Changing every industry
Marc van Zadelhoff, general manager of the firm, believes that companies can achieve more if they encourage their employees to work with AI tools. “The collaboration between humans and intelligent machines is going to affect every industry,” he said.
“In security, we see this manifesting itself first in the security operations centre where the data only keeps growing. Companies have an opportunity with breakthroughs like AI for active threat management and Intelligent Orchestration to rewire incident response procedures for the age of intelligence.”
The announcements come as IBM releases a report, with research from Harris Poll, which examines how consumers feel about data privacy.
In the UK section of the report, 82 percent of consumers said that lacklustre security deters them from buying some companies’ products, and 83 percent of them expect the government to do more to regulate these firms.
By using its new AI and machine learning security solutions, the firm hopes that clients can implement better safeguards to stop hackers from preying on their customers and products.

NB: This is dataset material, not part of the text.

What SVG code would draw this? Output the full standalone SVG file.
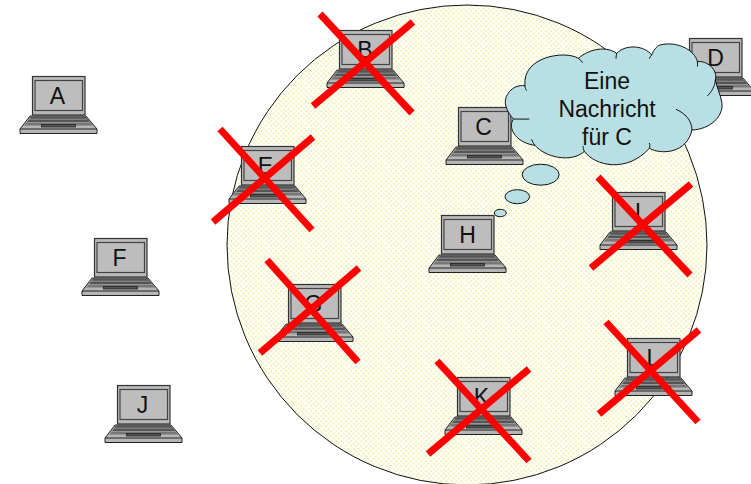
<svg xmlns="http://www.w3.org/2000/svg" xmlns:xlink="http://www.w3.org/1999/xlink" width="751" height="484" viewBox="0 0 751 484">
<style>
text{font-family:"Liberation Sans",Arial,sans-serif;font-size:23px;fill:#111;text-anchor:middle}
.x{stroke:#f00;stroke-width:7;fill:none}
.c{fill:#b8dfe3;stroke:#111;stroke-width:1}
.o{fill:none;stroke:#111;stroke-width:3}
</style>
<defs>
<pattern id="dots" width="5" height="5" patternUnits="userSpaceOnUse">
<rect width="5" height="5" fill="#fff"/>
<circle cx="1.200" cy="1.200" r="1.100" fill="#f0f3b0"/>
<circle cx="3.700" cy="3.700" r="1.100" fill="#f0f3b0"/>
</pattern>
<g id="laptop" stroke="#222" stroke-width="1">
<rect x="0.500" y="0.500" width="52.500" height="38.500" fill="#b9b9b9" stroke="#333" stroke-width="1.200"/>
<rect x="3" y="4.500" width="47.500" height="30" fill="#bdbdbd" stroke="#444" stroke-width="1.200"/>
<path d="M-12,53 L-2,40 L54,40 L65,53 L65,57.500 L-12,57.500 Z" fill="#b5b5b5"/>
<path d="M-1,40.500 L53.500,40.500 L58,46 L-5,46 Z" fill="#555" stroke="none"/>
<path d="M-3,43.200 H55" stroke="#aaa" stroke-width=".7"/>
<path d="M-5.500,46.500 H58.500 L61,49.500 H-8 Z" fill="#777" stroke="none"/>
<rect x="9.500" y="48.500" width="34" height="2.500" fill="#555" stroke="#222" stroke-width=".8"/>
<path d="M-12,53 H65" stroke-width="1"/>
</g>
</defs>

<ellipse id="area" cx="467" cy="245" rx="240" ry="240" fill="url(#dots)" stroke="#111" stroke-width="1"/>

<g id="node-A"><use xlink:href="#laptop" href="#laptop" x="32" y="76"/><text x="57.500" y="104">A</text></g>
<g id="node-B"><use xlink:href="#laptop" href="#laptop" x="339" y="30"/><text x="365" y="58">B</text></g>
<g id="node-C"><use xlink:href="#laptop" href="#laptop" x="458" y="107"/><text x="483.500" y="135">C</text></g>
<g id="node-D"><use xlink:href="#laptop" href="#laptop" x="689" y="38"/><text x="715.500" y="66">D</text></g>
<g id="node-E"><use xlink:href="#laptop" href="#laptop" x="241" y="146"/><text x="265.500" y="174">E</text></g>
<g id="node-F"><use xlink:href="#laptop" href="#laptop" x="94" y="238"/><text x="119.500" y="266">F</text></g>
<g id="node-G"><use xlink:href="#laptop" href="#laptop" x="288" y="284"/><text x="313.500" y="312">G</text></g>
<g id="node-H"><use xlink:href="#laptop" href="#laptop" x="441" y="215"/><text x="467.500" y="243.300">H</text></g>
<g id="node-I"><use xlink:href="#laptop" href="#laptop" x="612" y="192"/><text x="638" y="220">I</text></g>
<g id="node-J"><use xlink:href="#laptop" href="#laptop" x="117" y="385"/><text x="142.500" y="413">J</text></g>
<g id="node-K"><use xlink:href="#laptop" href="#laptop" x="457" y="377"/><text x="481.500" y="405">K</text></g>
<g id="node-L"><use xlink:href="#laptop" href="#laptop" x="627" y="338"/><text x="653" y="366">L</text></g>

<g id="cloud">
<g transform="translate(490,20) scale(.33333)">
<path class="c" style="stroke-width:3" d="M105,197 C65,192 40,230 47,255 C51,275 65,290 70,297 C50,330 85,370 135,376 C165,412 245,430 283,394 C315,438 410,460 478,385 C515,405 590,400 606,330 C660,328 700,290 696,250 C692,225 680,200 676,180 C685,150 650,120 622,125 C615,90 560,62 510,75 C500,78 490,92 485,105 C465,78 410,70 380,100 C350,78 300,85 265,115 C225,90 95,110 105,197 Z"/>
<path class="o" d="M105,197 C105,203 107,208 110,212 M70,297 C85,297 100,298 118,297 M135,376 C130,370 127,365 125,358 M283,394 C280,388 280,384 279,378 M478,385 C480,380 480,375 478,369 M606,330 C605,300 585,280 558,268 M652,228 C665,215 675,198 676,180 M622,125 C623,130 623,135 622,140 M485,105 C482,108 480,112 478,116 M380,100 C379,105 378,110 378,116 M265,115 C270,118 275,123 278,128"/>
</g>
<ellipse class="c" cx="540.700" cy="174.700" rx="18.500" ry="10.500"/>
<ellipse class="c" cx="517.300" cy="196.700" rx="12.300" ry="7"/>
<ellipse class="c" cx="500.300" cy="213" rx="6" ry="3.700"/>
<text x="607" y="89">Eine</text>
<text x="607" y="117">Nachricht</text>
<text x="607" y="145">für C</text>
</g>

<g id="connectors">
<path class="x" d="M320,14 L412,113 M313,106 L413,22"/>
<path class="x" d="M220,129 L312,230 M213,222 L313,137"/>
<path class="x" d="M267,260 L358,362 M260,353 L359,268"/>
<path class="x" d="M598,177 L690,275 M591,268 L691,184"/>
<path class="x" d="M437,361 L529,461 M428,454 L529,369"/>
<path class="x" d="M606,322 L698,422 M599,414 L699,330"/>
</g>
</svg>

“Increasingly, we are seeing companies around the world trying to balance providing personalised services to consumers, while maintaining privacy,” added John Kelly, senior vice president of Cognitive Solutions at IBM.
• In IBM’s Q1 2018 results, its Cognitive Solutions revenue was $4.3 billion, up two percent year on year in constant currency.
Internet of Business says
IBM’s recent focus has been on the critical mix of cognitive services and enterprise security. Speaking last year at the World Economic Forum in Davos, IBM chair and CEO Virginia Rometty stressed that AI and machine learning are about augmenting and complementing human ingenuity, not replacing it.
She said, “For us, the reason we call it ‘cognitive’ rather than ‘AI’ is that it is augmenting human intelligence – it will not be ‘Man or machine’. Whether it’s doctors, lawyers, call centre workers, it’s a very symbiotic relationship conversing with this technology. So our purpose is to augment and to really be in service of what humans do.”